In some respects, this debacle is worse than the Civil War itself. Then, republican sentiment abroad feared that the collapse of the Union might be fatal to the cause of free, representative government everywhere.  Today, America’s international reputation lies in such tatters that autocracies such as China and Russia are held in higher esteem than we are.  

In the single year of Donald Trump, the percentage of worldwide opinion that approves of the character and conduct of the United States has fallen from 48 percent to 30 percent. It is no longer the leader of what was once called, with as straight a face as possible, the Free World. It is no longer the leader of anything, but, for most of the globe, a rogue nation in the hands of a bumbling despot who could at any moment set the world ablaze. It is unlikely that it will recover its former reputation anytime soon, if ever.

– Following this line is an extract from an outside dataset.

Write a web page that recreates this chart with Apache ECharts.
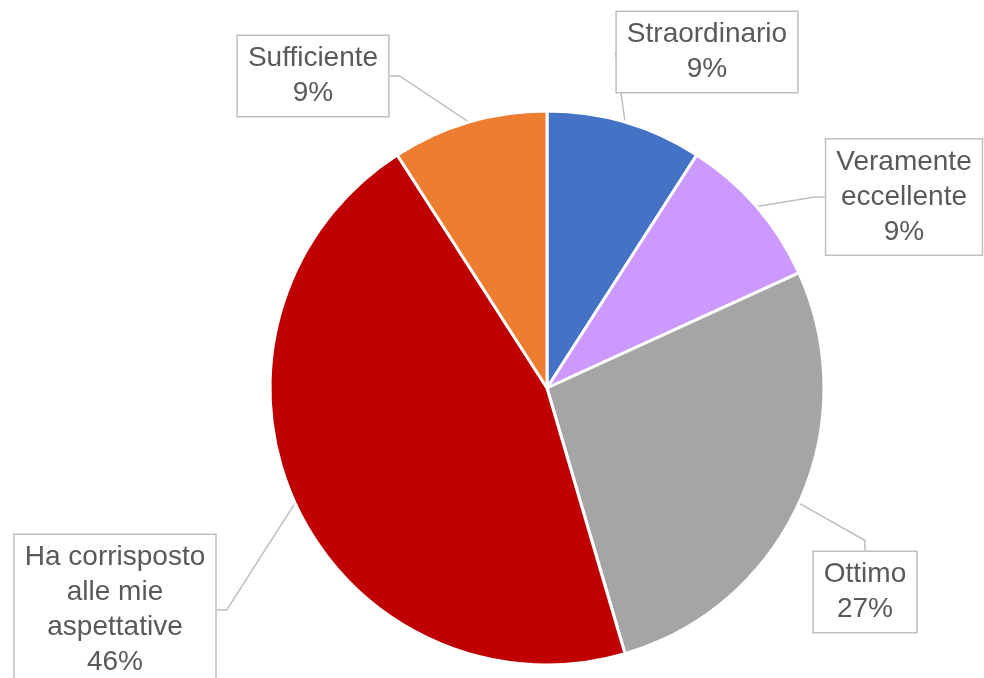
<!DOCTYPE html>
<html>
<head>
<meta charset="utf-8">
<script src="https://cdn.jsdelivr.net/npm/echarts@6/dist/echarts.min.js"></script>
<style>
  html, body { margin: 0; padding: 0; background: #fff; }
  #chart { width: 984px; height: 678px; }
</style>
</head>
<body>
<div id="chart"></div>
<script>
const categories = ['Straordinario', 'Veramente\neccellente', 'Ottimo', 'Ha corrisposto\nalle mie\naspettative', 'Sufficiente']
const values = [1, 1, 3, 5, 1]
const colors = ['#4472C4', '#CC99FF', '#A5A5A5', '#C00000', '#ED7D31']
// label box centres (callouts placed by hand like in the original)
const labelSpots = [[707, 52], [904, 197], [865, 592], [115, 610], [313, 76]]

const chart = echarts.init(document.getElementById('chart'))
chart.setOption({
  animation: false,
  series: [
    {
      type: 'pie',
      center: [547, 388],
      radius: 277,
      startAngle: 90,
      clockwise: true,
      percentPrecision: 0,
      data: categories.map((name, i) => ({
        name,
        value: values[i],
        itemStyle: { color: colors[i] },
      })),
      itemStyle: { borderColor: '#fff', borderWidth: 3 },
      label: {
        show: true,
        formatter: '{b}\n{d}%',
        fontFamily: 'Liberation Sans, Arial, sans-serif',
        fontSize: 28,
        lineHeight: 35,
        color: '#595959',
        align: 'center',
        backgroundColor: '#fff',
        borderColor: '#BFBFBF',
        borderWidth: 1.5,
        padding: [5, 10, 5, 10],
      },
      labelLine: {
        show: true,
        length: 10,
        length2: 10,
        lineStyle: { color: '#BFBFBF', width: 1.5 },
      },
      labelLayout: (params) => {
        const spot = labelSpots[params.dataIndex]
        return { x: spot[0], y: spot[1], align: 'center', verticalAlign: 'middle' }
      },
    },
  ],
})
</script>
</body>
</html>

The reasons for such a fall are many and complex, but it seems to me that we must go back to the original sin of American slavery to make proper sense of it. Abraham Lincoln said that a house divided against itself, half slave and half free, could not stand, yet it was just such a house that the Founding Fathers erected, and, as recent scholarship has shown, the slave interest intended from the first to play the dominant role in the young Republic, with considerable success.

The abject failure of post-Civil War Reconstruction left many of the essentials of slavery intact for another century in the form of Jim Crow, and the two major political parties by turns dependent on the votes of the former Confederate states for control of Congress to the present day.  Lincoln wanted to act with malice toward none, but the failure to confront racism at the one moment when it could have been comprehensively challenged left us two nations under one flag. Perhaps by then it was already too late, the taint too deep, the damage too permanent, to be erased.  

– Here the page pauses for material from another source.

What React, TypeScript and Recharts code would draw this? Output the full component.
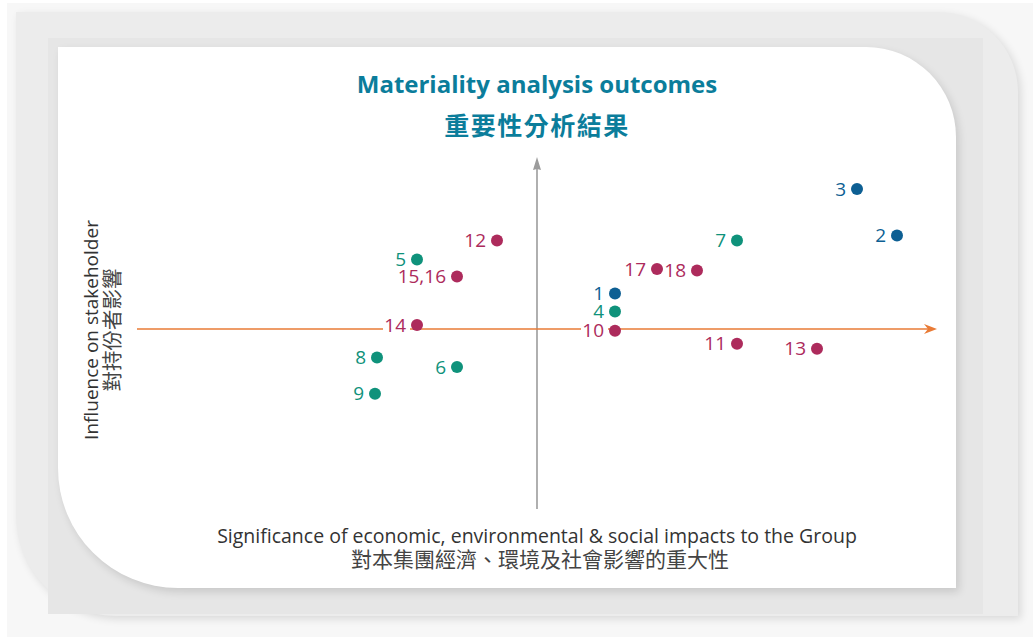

Another attempt was made in the civil rights movement of the 1960s.  That left a society essentially as segregated as before, supplemented by mass incarceration and systematic voter suppression.  From the perspective of 2018, it is not Donald Trump who appears as the aberration in our history. Rather, it is Barack Obama.      

It is hard to enumerate the ways in which a single year of Donald Trump has shredded the fabric of American life. I have focused on race because it seems to me the ultimate issue for our country, and because the appalling wells of unfiltered racism that have burbled up from our simpleton president — a man wreaking daily havoc on us both because and in spite of his utter unfitness and incapacity — have reflected and licensed the worst in us.  

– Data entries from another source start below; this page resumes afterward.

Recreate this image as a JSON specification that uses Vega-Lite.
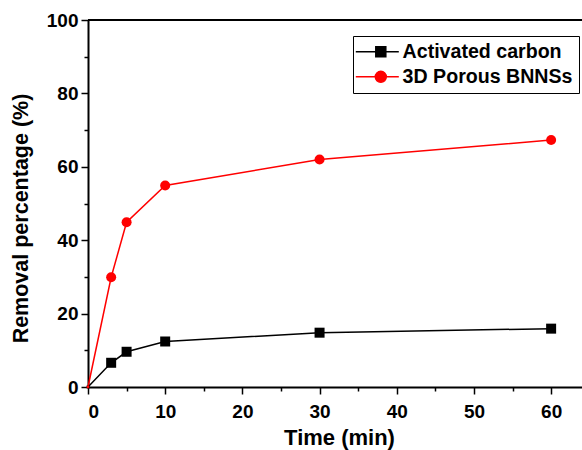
{
  "$schema": "https://vega.github.io/schema/vega-lite/v6.json",
  "autosize": {"type": "none"},
  "width": 494,
  "height": 367,
  "padding": {"left": 88, "top": 20, "right": 0, "bottom": 63},
  "background": "white",
  "config": {
    "view": {"stroke": null},
    "font": "Liberation Sans",
    "axis": {
      "grid": false,
      "domainColor": "black",
      "domainWidth": 2,
      "tickColor": "black",
      "tickWidth": 1.5,
      "labelFont": "Liberation Sans",
      "labelFontWeight": "bold",
      "labelFontSize": 19,
      "labelColor": "black",
      "titleFont": "Liberation Sans",
      "titleFontWeight": "bold",
      "titleFontSize": 21.5,
      "titleColor": "black"
    }
  },
  "data": {
    "values": [
      {"time": 0, "removal": 0, "series": "Activated carbon"},
      {"time": 3, "removal": 6.6, "series": "Activated carbon"},
      {"time": 5, "removal": 9.6, "series": "Activated carbon"},
      {"time": 10, "removal": 12.4, "series": "Activated carbon"},
      {"time": 30, "removal": 14.8, "series": "Activated carbon"},
      {"time": 60, "removal": 15.9, "series": "Activated carbon"},
      {"time": 0, "removal": 0, "series": "3D Porous BNNSs"},
      {"time": 3, "removal": 29.9, "series": "3D Porous BNNSs"},
      {"time": 5, "removal": 44.9, "series": "3D Porous BNNSs"},
      {"time": 10, "removal": 54.9, "series": "3D Porous BNNSs"},
      {"time": 30, "removal": 62.0, "series": "3D Porous BNNSs"},
      {"time": 60, "removal": 67.3, "series": "3D Porous BNNSs"}
    ]
  },
  "resolve": {"axis": {"x": "independent", "y": "independent"}},
  "layer": [
    {
      "mark": {"type": "line", "strokeWidth": 1.5},
      "encoding": {
        "x": {
          "field": "time", "type": "quantitative",
          "scale": {"domain": [0, 64], "nice": false, "zero": false},
          "axis": {"orient": "bottom", "values": [0, 10, 20, 30, 40, 50, 60], "tickSize": 7, "labelPadding": 8, "title": "Time (min)", "titleFontSize": 22, "titlePadding": 6, "titleX": 251}
        },
        "y": {
          "field": "removal", "type": "quantitative",
          "scale": {"domain": [0, 100], "nice": false},
          "axis": {"orient": "left", "values": [0, 20, 40, 60, 80, 100], "tickSize": 7, "labelPadding": 3, "title": "Removal percentage (%)", "titlePadding": 14, "titleY": 198}
        },
        "color": {
          "field": "series", "type": "nominal",
          "scale": {"domain": ["Activated carbon", "3D Porous BNNSs"], "range": ["black", "#ff0000"]},
          "legend": {
            "title": null,
            "orient": "none",
            "legendX": 265,
            "legendY": 16,
            "direction": "vertical",
            "labelFont": "Liberation Sans",
            "labelFontWeight": "bold",
            "labelFontSize": 19.6,
            "labelColor": "black",
            "labelLimit": 300,
            "labelOffset": 24,
            "strokeColor": "black",
            "fillColor": "white",
            "padding": 6,
            "rowPadding": 4,
            "symbolSize": 100,
            "encode": {
              "symbols": {
                "update": {
                  "shape": {"signal": "datum.value === 'Activated carbon' ? 'M-2.6,0H6M1.4,-1H3.4V1H1.4Z' : 'M-2.6,0H6M1.3,0A1.1,1.1,0,1,0,3.5,0A1.1,1.1,0,1,0,1.3,0Z'"},
                  "fill": {"scale": "color", "field": "value"},
                  "stroke": {"scale": "color", "field": "value"},
                  "strokeWidth": {"value": 1.5},
                  "opacity": {"value": 1}
                }
              }
            }
          }
        }
      }
    },
    {
      "transform": [{"filter": "datum.series === 'Activated carbon'"}],
      "mark": {"type": "point", "shape": "square", "filled": true, "opacity": 1, "color": "black"},
      "encoding": {
        "x": {"field": "time", "type": "quantitative", "axis": null},
        "y": {"field": "removal", "type": "quantitative", "axis": null},
        "size": {"condition": {"test": "datum.time === 0", "value": 8}, "value": 100}
      }
    },
    {
      "transform": [{"filter": "datum.series === '3D Porous BNNSs'"}],
      "mark": {"type": "point", "shape": "circle", "filled": true, "opacity": 1, "color": "#ff0000"},
      "encoding": {
        "x": {"field": "time", "type": "quantitative", "axis": null},
        "y": {"field": "removal", "type": "quantitative", "axis": null},
        "size": {"condition": {"test": "datum.time === 0", "value": 8}, "value": 100}
      }
    },
    {
      "mark": {"type": "rule", "color": "black", "strokeWidth": 2},
      "encoding": {
        "x": {
          "datum": 0, "type": "quantitative",
          "axis": {"orient": "bottom", "values": [5, 15, 25, 35, 45, 55], "tickSize": 4, "labels": false, "domain": false, "title": null}
        },
        "x2": {"datum": 64},
        "y": {
          "datum": 100, "type": "quantitative",
          "axis": {"orient": "left", "values": [10, 30, 50, 70, 90], "tickSize": 4, "labels": false, "domain": false, "title": null}
        }
      }
    }
  ]
}
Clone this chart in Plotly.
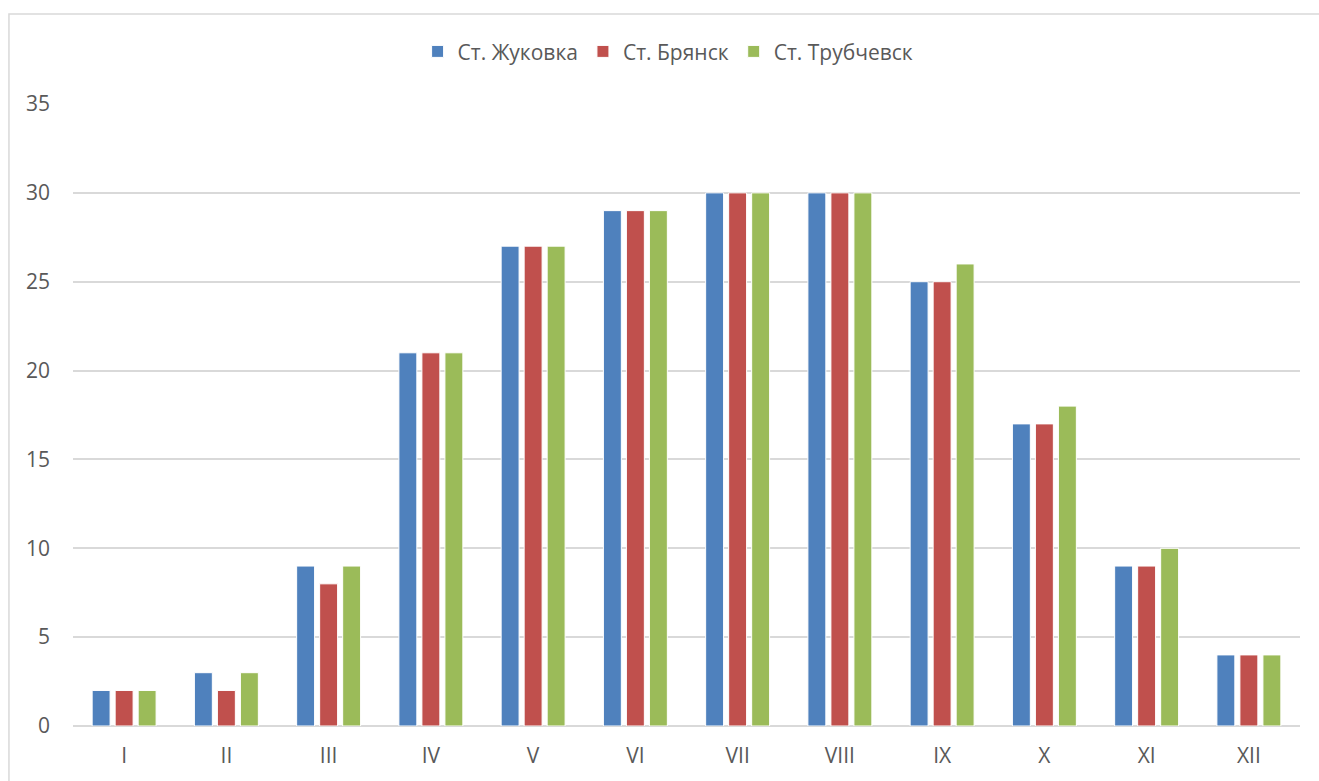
import plotly.graph_objects as go

months = ["I", "II", "III", "IV", "V", "VI", "VII", "VIII", "IX", "X", "XI", "XII"]
zhukovka = [2, 3, 9, 21, 27, 29, 30, 30, 25, 17, 9, 4]
bryansk = [2, 2, 8, 21, 27, 29, 30, 30, 25, 17, 9, 4]
trubchevsk = [2, 3, 9, 21, 27, 29, 30, 30, 26, 18, 10, 4]

series = [
    ("Ст. Жуковка", zhukovka, "#4F81BD"),
    ("Ст. Брянск", bryansk, "#C0504D"),
    ("Ст. Трубчевск", trubchevsk, "#9BBB59"),
]

font_family = "Open Sans, Liberation Sans, sans-serif"
text_color = "#595959"
grid_color = "#D9D9D9"

fig = go.Figure()
for name, vals, color in series:
    fig.add_trace(go.Bar(
        x=months, y=vals, name=name,
        marker=dict(color=color, line=dict(color="white", width=1)),
    ))

fig.update_layout(
    width=1319, height=781,
    margin=dict(l=73, r=19, t=104, b=55),
    paper_bgcolor="white", plot_bgcolor="white",
    barmode="group", bargap=0.325, bargroupgap=0.22,
    font=dict(family=font_family, size=21, color=text_color),
    legend=dict(
        orientation="h", x=0.485, xanchor="center", y=1.084, yanchor="middle",
        font=dict(size=21, color=text_color), itemwidth=30, traceorder="normal",
    ),
    showlegend=True,
    xaxis=dict(
        showgrid=False, showline=False, ticks="",
        tickfont=dict(size=21, color=text_color), ticklabelstandoff=15,
    ),
    yaxis=dict(
        range=[0, 35], dtick=5, showgrid=True, gridcolor=grid_color, gridwidth=1.5,
        zeroline=True, zerolinecolor=grid_color, zerolinewidth=1.5,
        showline=False, ticks="",
        tickfont=dict(size=21, color=text_color), ticklabelstandoff=22,
    ),
    shapes=[dict(
        type="rect", xref="paper", yref="paper",
        x0=-0.0522, x1=1.2, y0=-0.2, y1=1.1447,
        line=dict(color=grid_color, width=1.5), fillcolor="rgba(0,0,0,0)",
        layer="below",
    )],
)

fig.write_html("out.html")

We have reached the point where a Roy Moore, on public record as wishing that the 13th, 14th, and 15th amendments to the Constitution — the ones abolishing slavery itself, granting citizen rights to African-Americans and equal protection under the law — had never been adopted, could come within an ace of being elected to the United States Senate. Trump himself has, in passing, pined for the era of slavery if not directly for slavery itself, as a golden age of American life.  Moore has simply gone him one worse by suggesting that the slaves should never have been freed at all.

It has proved incredibly easy to tear down the common decency on which all our lives depend. If Trump were gone tomorrow, his legacy of hate would take decades to undo, and never be fully expunged. That is the ultimate triumph of the Confederacy, which we tolerated in essence before it became political reality, and which with all it represented poisons us still.

No nation is without blemish, and some bear far worse; think of Germany. We must live with who we are and what we have been, and move forward. Lincoln was right that we must avoid malice, and not hate even the hateful. We must not tolerate them either, though. We have come to this point over a long road, with a deeply inequitable polity grown dysfunctional long before Trump and his would-be handlers arrived to exploit it. We are enduring now what is worst in us. We need to show again what can be best.